11 December 2008

The Day The Earth Stood Still: Craptastic Film Of The Year

I don't even know where to begin. Last night I attended an early premier of Keanu Reeves' latest at the BFI Imax here in London.

I guess the best way to sum up this movie is to say this: Imagine if Al Gore, Obama speechwriter Jon Favreau, and those idiots who posted the anti-Christmas atheist sign in Olympia had an unholy trinity/wrote a screenplay--the result of this union, of all that environmental moralizing would be the The Day The Earth Stood Still.

Don't see it. It's worse, even, than The Day After Tomorrow--another couple of hours of my life I wish I could have back.

A little background. Aliens have been monitoring our planet and finally decided that we don't deserve it, that we are about to deserve one of the few planets in the universe capable of sustaining life. So, we are to be terminated. Reeves is the chief executioner. He brings mini ark/globes that collect samples of every other species for preservation. Meanwhile, humanity is wiped away by an alien plague of locusts. Really.

Briefly, in bullet points:

- I didn't stick around long enough to see, but did the writers give credit to Favreau for half of their lines? Every other sentence between Jennifer Connelly Keanu Reeves' alien creature/character (yes, another one) has Connelly pleading with Reeves insisting that humanity can change, "we can change! We can do it!"

- At one point, Connelly's mentor, her "leader of the world," a professor of bioethics, no less, tells her that she has to appeal to Reeves not with reason, but with herself. One envisions the emotional, angry Obamaniac advocating for change with airy rhetoric that means nothing. Change. Hope. Whatever.

- The alien (Reeves) likes Bach--Bach, the soundtrack of the Enlightenment. Of course he does.

- The destroyer of humans and all things created by humankind? Alien locusts. No kidding. Instead of the God of the Old Testament bringing locusts to cow the Egyptions into submission, Reeves brings alien locusts to consume humans and everything they have created--including, and specifically, Giants stadium, the oil fields (which figured prominently), and half of downtown Manhattan.
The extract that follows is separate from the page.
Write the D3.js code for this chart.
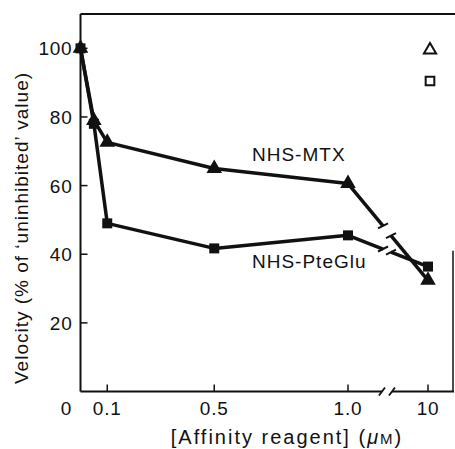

- At one point, when Connelly has persuaded Reeves to give humankind another chance, he says something to the effect of, "it's going to require a serious change in your way of life." Seriously? Did they get an advance look at Obama's innaugural speech?

- Did I mention the prominence of images oil derricks? Every version imaginable plus refinerys plus car manufacturing plants--hey, hey, the warming gangs' all here.

- Connely drove a hybrid Honda Civic. I suppose I should just be glad it wasn't the totally cliche Prius. Toyota probably didn't want to pay the product placement fee.

- The President and Vice President have been hustled off to separate bunkers where they are completely out of touch with the outside world and have left the female SecDef to monitor and manage things. Hurricane Katrina, anyone? Give me a break.

- At one point, Reeves-alien was cornered by a scared police officer who wants to detain him. Reeves starts a car with his hand and sends it hurtling forward, killing the man. His reasoning, as told to Connelly, "He was an obstacle." Sure, he brought the man back to life with the alien goo in his pocket, but still, this is environmental morality. Obstacles must be removed.

- I can't remember if this was a discussion between Reeves and Connelly or Reeves and Bates, but one of the latter two asks Reeves why he's saving samples of every other creature except humans. Reeves response, 'humans are just one species.' This is how the enviro-nuts view humanity--just one species of a gazillion, all of which have equal claim on the earth, none more important than the other.

- Scanning the reviews at Rotten Tomatoes, I noted that one critic complained that at no point in the film is the phrase "global warming" uttered. Really, Katey Rich of cinemablend.com, they needed to say the words "global warming" for you to know that's what the movie was all about? The multitudinous pictures of oil, oil derricks, drills, refineries, gas guzzling cars, car factories, etc., I'msureI'mforgettingsomeoilisbadcliche, weren't enough?

- Lots of typical Hollywood diatribe about American intervention abroad, torture, violence, etc.

I'm sure there's more, but this is all that occurs to me at the moment.

Let me take this moment to say how glad I am that 650 scientists are now standing up to the whole "global warming consensus." My suspicion is that we will look back at this fad and say that it hit its peak in 2006-07 and that 2008 was the beginning of the end (for the Church of the Holy Environment, not the planet).